What you should do: In the records below, work out how many lines hold the word "this". Report the number alone.

================================

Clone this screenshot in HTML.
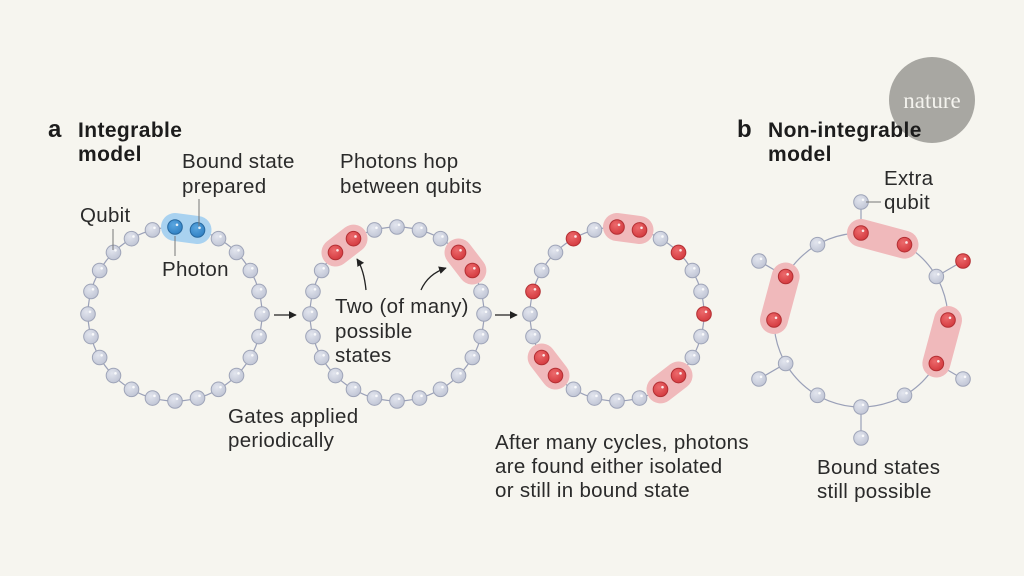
<!DOCTYPE html>
<html><head><meta charset="utf-8"><style>
html,body{margin:0;padding:0;background:#f6f5ef;}
svg{display:block}
text{font-family:"Liberation Sans",sans-serif;fill:#2a2a2a;font-size:20.5px;letter-spacing:0.3px}
.h{font-weight:bold;font-size:21px;fill:#1c1c1c;letter-spacing:0.4px}
</style></head><body>
<svg id="s" width="1024" height="576" viewBox="0 0 1024 576" xmlns="http://www.w3.org/2000/svg">
<defs>
<radialGradient id="gg" cx="0.4" cy="0.35" r="0.7"><stop offset="0" stop-color="#e2e5ee"/><stop offset="1" stop-color="#bfc4d4"/></radialGradient>
<radialGradient id="rg" cx="0.4" cy="0.35" r="0.7"><stop offset="0" stop-color="#ec6a6c"/><stop offset="1" stop-color="#d3383d"/></radialGradient>
<radialGradient id="bg" cx="0.4" cy="0.35" r="0.7"><stop offset="0" stop-color="#5aa6e0"/><stop offset="1" stop-color="#2e7fc2"/></radialGradient>
<marker id="ar" viewBox="0 0 10 10" refX="9" refY="5" markerWidth="6" markerHeight="6" orient="auto"><path d="M0,0 L10,5 L0,10 z" fill="#222"/></marker>
</defs>
<circle cx="932" cy="100" r="43" fill="#a8a7a2"/>
<text x="932" y="108" text-anchor="middle" style="font-family:'Liberation Serif',serif;font-size:23px;fill:#f4f3ee;letter-spacing:0">nature</text>
<g id="g"></g>
<text class="h" x="48" y="137" style="font-size:24px">a</text>
<text class="h" x="78" y="137">Integrable</text>
<text class="h" x="78" y="161">model</text>
<text class="h" x="737" y="137" style="font-size:24px">b</text>
<text class="h" x="768" y="137">Non-integrable</text>
<text class="h" x="768" y="161">model</text>
<text x="182" y="168">Bound state</text><text x="182" y="193">prepared</text>
<text x="340" y="168">Photons hop</text><text x="340" y="193">between qubits</text>
<text x="80" y="222">Qubit</text>
<text x="162" y="276">Photon</text>
<text x="335" y="313">Two (of many)</text><text x="335" y="338">possible</text><text x="335" y="362">states</text>
<text x="228" y="423">Gates applied</text><text x="228" y="447">periodically</text>
<text x="495" y="449">After many cycles, photons</text><text x="495" y="473">are found either isolated</text><text x="495" y="497">or still in bound state</text>
<text x="884" y="185">Extra</text><text x="884" y="209">qubit</text>
<text x="817" y="474">Bound states</text><text x="817" y="498">still possible</text>
<g stroke="#777" stroke-width="1" fill="none">
<line x1="113" y1="229" x2="113" y2="250"/>
<line x1="175" y1="236" x2="175" y2="256"/>
<line x1="199" y1="199" x2="199" y2="226"/>
<line x1="866" y1="202" x2="881" y2="202"/>
</g>
<g stroke="#222" stroke-width="1.3" fill="none" marker-end="url(#ar)">
<line x1="274" y1="315" x2="296" y2="315"/>
<line x1="495" y1="315" x2="517" y2="315"/>
<path d="M366,290 Q364,270 357,259"/>
<path d="M421,290 Q428,274 446,268"/>
</g>
</svg>
<script>
var g=document.getElementById('g'),ns='http://www.w3.org/2000/svg',L=[],P=[],N=[];
function el(t,a,arr){var e=document.createElementNS(ns,t);for(var k in a)e.setAttribute(k,a[k]);arr.push(e);}
function pos(cx,cy,r,i,n){var a=(-90+360/n*i)*Math.PI/180;return [cx+r*Math.cos(a),cy+r*Math.sin(a)];}
function node(x,y,c){var f=c=='r'?'url(#rg)':c=='b'?'url(#bg)':'url(#gg)',s=c=='r'?'#b32f33':c=='b'?'#25679e':'#9ea4b8';el('circle',{cx:x,cy:y,r:7.3,fill:f,stroke:s,'stroke-width':1},N);el('circle',{cx:x+2,cy:y-2.2,r:1.3,fill:'#fff',opacity:0.85},N);}
function pill(a,b,col){el('line',{x1:a[0],y1:a[1],x2:b[0],y2:b[1],stroke:col,'stroke-width':28,'stroke-linecap':'round'},P);}
function ring(cx,cy,r,n,reds,blues,pills,pc){
 el('circle',{cx:cx,cy:cy,r:r,fill:'none',stroke:'#9aa0b8','stroke-width':1.2},L);
 for(var k=0;k<pills.length;k++)pill(pos(cx,cy,r,pills[k][0],n),pos(cx,cy,r,pills[k][1],n),pc);
 for(var i=0;i<n;i++){var p=pos(cx,cy,r,i,n);node(p[0],p[1],reds.indexOf(i)>=0?'r':blues.indexOf(i)>=0?'b':'g');}
}
ring(175,314,87,24,[],[0,1],[[0,1]],'#a9d2f0');
ring(397,314,87,24,[21,22,3,4],[],[[21,22],[3,4]],'#f0b9bb');
ring(617,314,87,24,[22,0,1,3,19,6,15,16,9,10],[],[[0,1],[15,16],[9,10]],'#f0b9bb');
var cx=861,cy=320,r=87;
el('circle',{cx:cx,cy:cy,r:r,fill:'none',stroke:'#9aa0b8','stroke-width':1.2},L);
var ex=[[0,861,202,'g'],[10,759,261,'g'],[2,963,261,'r'],[8,759,379,'g'],[4,963,379,'g'],[6,861,438,'g']];
for(var k=0;k<ex.length;k++){var p=pos(cx,cy,r,ex[k][0],12);el('line',{x1:p[0],y1:p[1],x2:ex[k][1],y2:ex[k][2],stroke:'#9aa0b8','stroke-width':1.2},L);}
pill(pos(cx,cy,r,10,12),pos(cx,cy,r,9,12),'#f0b9bb');
pill(pos(cx,cy,r,0,12),pos(cx,cy,r,1,12),'#f0b9bb');
pill(pos(cx,cy,r,3,12),pos(cx,cy,r,4,12),'#f0b9bb');
var rb=[0,1,3,4,9,10];
for(var i=0;i<12;i++){var p=pos(cx,cy,r,i,12);node(p[0],p[1],rb.indexOf(i)>=0?'r':'g');}
for(var k=0;k<ex.length;k++)node(ex[k][1],ex[k][2],ex[k][3]);
[L,P,N].forEach(function(a){a.forEach(function(e){g.appendChild(e);});});
</script>
</body></html>
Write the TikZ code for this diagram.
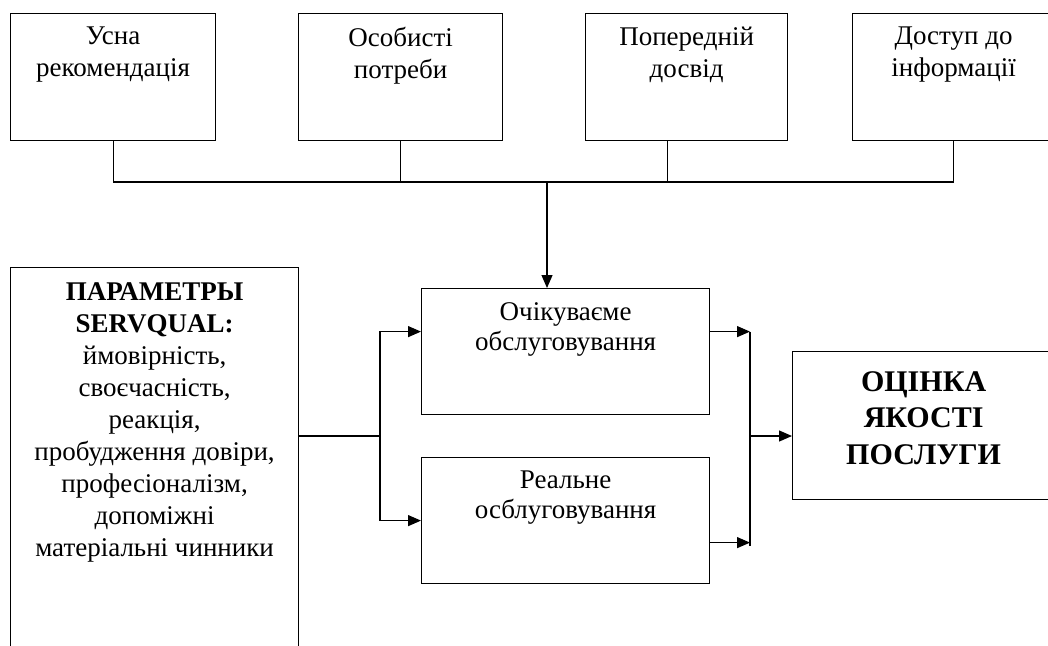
\documentclass[tikz,border=0pt]{standalone}
\usepackage{fontspec}
\setmainfont{Liberation Serif}
\usetikzlibrary{arrows.meta,calc}

\tikzset{
  box/.style={draw, line width=1.2pt, inner sep=0pt, anchor=north west},
  txt/.style={anchor=north, align=center, inner sep=0pt, font=\fontsize{27}{30}\selectfont,
    execute at begin node=\rule{0pt}{21pt}},
  link/.style={line width=1.2pt},
  arr/.style={link, -{Triangle[length=13pt,width=11pt]}},
}

\begin{document}
\begin{tikzpicture}[x=1pt,y=-1pt]
			%%%%% FRAME %%%%%
			\useasboundingbox (0,0) rectangle (1048,645);
			\clip (0,0) rectangle (1048,645);
			
			%%%%% TOP ROW %%%%%
			\node[box, minimum width=205, minimum height=127] (b1) at (10,13) {};
			\node[box, minimum width=204, minimum height=127] (b2) at (298,13) {};
			\node[box, minimum width=202, minimum height=127] (b3) at (585,13) {};
			\node[box, minimum width=202, minimum height=127] (b4) at (852,13) {};
			
			\tikzset{txt/.append style={font=\fontsize{27}{32}\selectfont}}
			\node[txt] (t1) at ([yshift=-14pt]b1.north) {Усна\\рекомендація};
			\node[txt] (t2) at ([yshift=-14pt]b2.north) {Особисті\\потреби};
			\node[txt] (t3) at ([yshift=-14pt]b3.north) {Попередній\\досвід};
			\node[txt] (t4) at ([yshift=-14pt]b4.north) {Доступ до\\інформації};
			
			%%%%% MIDDLE %%%%%
			\node[box, minimum width=288, minimum height=403] (par) at (10,267) {};
			\node[box, minimum width=288, minimum height=126] (exp) at (421,288) {};
			\node[box, minimum width=288, minimum height=126] (real) at (421,457) {};
			\node[box, minimum width=262, minimum height=148] (fin) at (792,351) {};
			
			\node[txt] (tpar) at ([yshift=-15pt]par.north)
				{\textbf{ПАРАМЕТРЫ}\\\textbf{SERVQUAL:}\\ймовірність,\\своєчасність,\\реакція,\\пробудження довіри,\\професіоналізм,\\допоміжні\\матеріальні чинники};
			\node[txt, font=\fontsize{27}{30}\selectfont] (texp) at ([yshift=-14pt]exp.north) {Очікуваєме\\обслуговування};
			\node[txt, font=\fontsize{27}{30}\selectfont] (treal) at ([yshift=-14pt]real.north) {Реальне\\осблуговування};
			\node[txt, font=\fontsize{30}{36.5}\selectfont\bfseries] (tfin) at ([yshift=-20pt]fin.north) {ОЦІНКА\\ЯКОСТІ\\ПОСЛУГИ};
			
			%%%%% CONNECTORS %%%%%
			\coordinate (bus) at (547,182);
			\draw[link] (b1.south) |- (bus) -| (b4.south);
			\draw[link] (b2.south) -- (b2.south |- bus);
			\draw[link] ([xshift=-19pt]b3.south) -- ([xshift=-19pt]b3.south |- bus);
			\draw[arr] (bus) -- (bus |- exp.north);
			
			\coordinate (split) at (380,436);
			\draw[link] (par.east |- split) -- (split);
			\draw[arr] (split) |- ([yshift=20pt]exp.west);
			\draw[arr] (split) |- (real.west);
			
			\coordinate (join) at (750,436);
			\draw[arr] ([yshift=20pt]exp.east) -- ([yshift=20pt]exp.east -| join);
			\draw[arr] ([yshift=-22pt]real.east) -- ([yshift=-22pt]real.east -| join);
			\draw[link] ([yshift=20pt]exp.east -| join) -- ([yshift=-25pt]real.east -| join);
			\draw[arr] (join) -- (fin.west |- join);
			
			%%%%% END %%%%%
\end{tikzpicture}
\end{document}
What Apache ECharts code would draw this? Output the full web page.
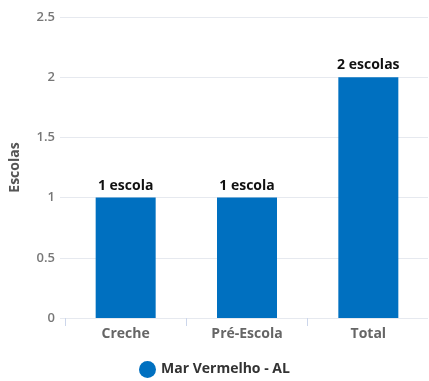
<!DOCTYPE html>
<html>
<head>
<meta charset="utf-8">
<script src="https://cdn.jsdelivr.net/npm/echarts@6/dist/echarts.min.js"></script>
<style>
  html, body { margin: 0; padding: 0; background: #fff; }
  #chart { width: 429px; height: 381px; }
</style>
</head>
<body>
<div id="chart"></div>
<script>
// Número de escolas por etapa de ensino
const categories = ['Creche', 'Pré-Escola', 'Total'];
const schools = [1, 1, 2];
const seriesName = 'Mar Vermelho - AL';
const yMin = 0, yMax = 2.5, yStep = 0.5;

const FONT = '"Open Sans", Lato, sans-serif';
const BLUE = '#0070c0';

const chart = echarts.init(document.getElementById('chart'));
chart.setOption({
  animation: false,
  textStyle: { fontFamily: FONT },
  legend: {
    data: [{ name: seriesName, icon: 'circle' }],
    left: 139, top: 361, padding: 0,
    itemWidth: 17, itemHeight: 17, itemGap: 4,
    textStyle: { color: '#333', fontSize: 14, fontWeight: 'bold', fontFamily: FONT }
  },
  grid: [
    { left: 65, right: -4, top: 17, bottom: 63 },
    { left: 56, right: 1, top: 17, bottom: 63 }
  ],
  xAxis: [
    {
      type: 'category', gridIndex: 0, data: categories,
      axisLine: { show: false },
      axisTick: { show: true, length: 8, lineStyle: { color: '#ccd6eb' } },
      axisLabel: { color: '#666', fontSize: 14, fontWeight: 'bold', margin: 9, fontFamily: FONT }
    },
    { type: 'value', gridIndex: 1, min: 0, max: 1, show: false }
  ],
  yAxis: [
    { type: 'value', gridIndex: 0, min: yMin, max: yMax, interval: yStep, show: false },
    {
      type: 'value', gridIndex: 1, min: yMin, max: yMax, interval: yStep,
      name: 'Escolas', nameLocation: 'middle', nameGap: 38, nameRotate: 90,
      nameTextStyle: { color: '#555', fontSize: 14, fontWeight: 'bold', fontFamily: FONT },
      axisLine: { show: false }, axisTick: { show: false },
      axisLabel: { color: '#777', fontSize: 13, fontWeight: 600, margin: 5, fontFamily: FONT },
      splitLine: { lineStyle: { color: '#e6e9ef', width: 1 } }
    }
  ],
  series: [
    {
      name: seriesName, type: 'bar', xAxisIndex: 0, yAxisIndex: 0,
      data: schools, barWidth: 60,
      itemStyle: { color: BLUE },
      label: {
        show: true, position: 'top', distance: 5,
        color: '#111', fontSize: 14, fontWeight: 'bold', fontFamily: FONT,
        formatter: p => p.value + (p.value === 1 ? ' escola' : ' escolas')
      }
    }
  ]
});
</script>
</body>
</html>
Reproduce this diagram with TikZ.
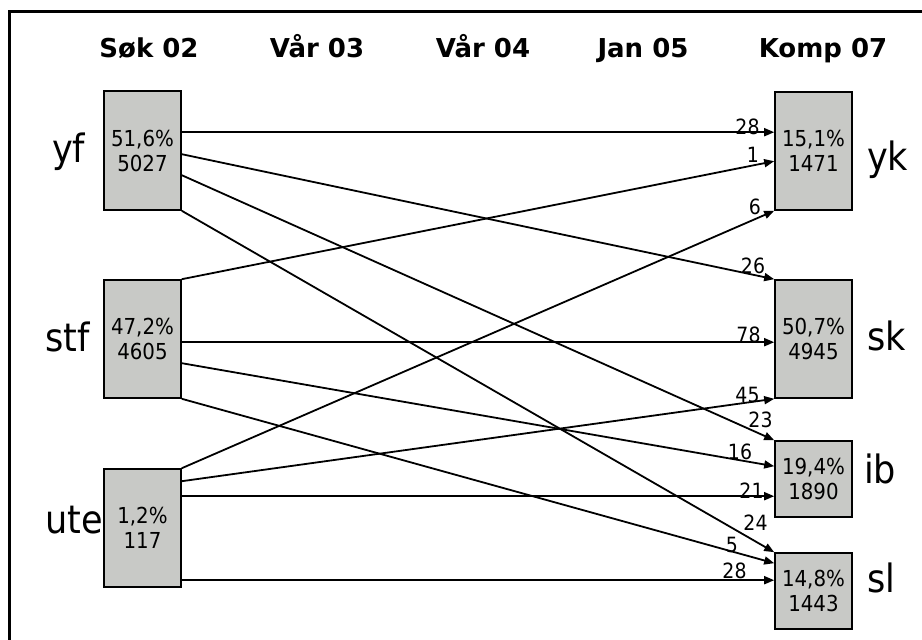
\documentclass[tikz,border=0pt]{standalone}
\usepackage{fontspec}
\setmainfont{DejaVu Sans}
\newfontfamily\condf[FakeStretch=0.9]{DejaVu Sans}
\usetikzlibrary{arrows.meta,calc}
\definecolor{boxgray}{RGB}{200,201,198}
\begin{document}
\begin{tikzpicture}[x=1pt,y=-1pt,
  box/.style={draw=black, line width=1.6pt, fill=boxgray, minimum width=77pt,
    minimum height=118pt, inner sep=0pt, align=center,
    font=\condf\fontsize{22}{25}\selectfont},
  sbox/.style={box, minimum height=76pt},
  head/.style={font=\bfseries\fontsize{26}{30}\selectfont, anchor=base, inner sep=0pt},
  side/.style={font=\condf\fontsize{39}{44}\selectfont, anchor=base west, inner sep=0pt},
  flow/.style={line width=1.8pt, -{Triangle[length=10pt,width=8pt]}},
  num/.style={font=\condf\fontsize{21}{24}\selectfont, inner sep=0pt}
]
\useasboundingbox (0,0) rectangle (922,640);
% frame
\draw[line width=3pt] (9.5,640) -- (9.5,11.5) -- (922,11.5);
% headers
\node[head] (h1) at (149,57) {Søk 02};
\node[head] (h2) at (317,57) {Vår 03};
\node[head] (h3) at (483,57) {Vår 04};
\node[head] (h4) at (643,57) {Jan 05};
\node[head] (h5) at (823,57) {Komp 07};
% left boxes
\node[box, minimum height=119pt] (yf) at (142.5,150.5) {51,6\%\\5027};
\node[box] (stf) at (142.5,339) {47,2\%\\4605};
\node[box] (ute) at (142.5,528) {1,2\%\\117};
% right boxes
\node[box] (yk) at (813.5,151) {15,1\%\\1471};
\node[box] (sk) at (813.5,339) {50,7\%\\4945};
\node[sbox] (ib) at (813.5,479) {19,4\%\\1890};
\node[sbox] (sl) at (813.5,591) {14,8\%\\1443};
% side labels
\node[side] (lyf) at (52,162) {yf};
\node[side] (lstf) at (45,351) {stf};
\node[side] (lute) at (45,533) {ute};
\node[side] (lyk) at (867,170) {yk};
\node[side] (lsk) at (867,350) {sk};
\node[side] (lib) at (864,483) {ib};
\node[side] (lsl) at (867,592) {sl};
% connectors
\draw[flow] ($(yf.north east)+(0,42)$) -- ($(yk.north west)+(0,41)$);
\draw[flow] ($(yf.north east)+(0,64)$) -- (sk.north west);
\draw[flow] ($(yf.north east)+(0,85)$) -- (ib.north west);
\draw[flow] (yf.south east) -- (sl.north west);
\draw[flow] (stf.north east) -- ($(yk.north west)+(0,70)$);
\draw[flow] ($(stf.north east)+(0,63)$) -- ($(sk.north west)+(0,63)$);
\draw[flow] ($(stf.north east)+(0,84)$) -- ($(ib.north west)+(0,26)$);
\draw[flow] (stf.south east) -- ($(sl.north west)+(0,11)$);
\draw[flow] (ute.north east) -- (yk.south west);
\draw[flow] ($(ute.north east)+(0,13)$) -- (sk.south west);
\draw[flow] ($(ute.north east)+(0,28)$) -- ($(ib.north west)+(0,56)$);
\draw[flow] ($(ute.north east)+(0,112)$) -- ($(sl.north west)+(0,28)$);
% flow numbers
\node[num] (n1) at (747.5,126.5) {28};
\node[num] (n2) at (753,155) {1};
\node[num] (n3) at (755,207) {6};
\node[num] (n4) at (753,266) {26};
\node[num] (n5) at (748.5,335) {78};
\node[num] (n6) at (747.5,395) {45};
\node[num] (n7) at (760.5,420) {23};
\node[num] (n8) at (740,452) {16};
\node[num] (n9) at (751.5,491) {21};
\node[num] (n10) at (755.5,523) {24};
\node[num] (n11) at (732,545) {5};
\node[num] (n12) at (734.5,571) {28};
\end{tikzpicture}
\end{document}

================================

Solution: 4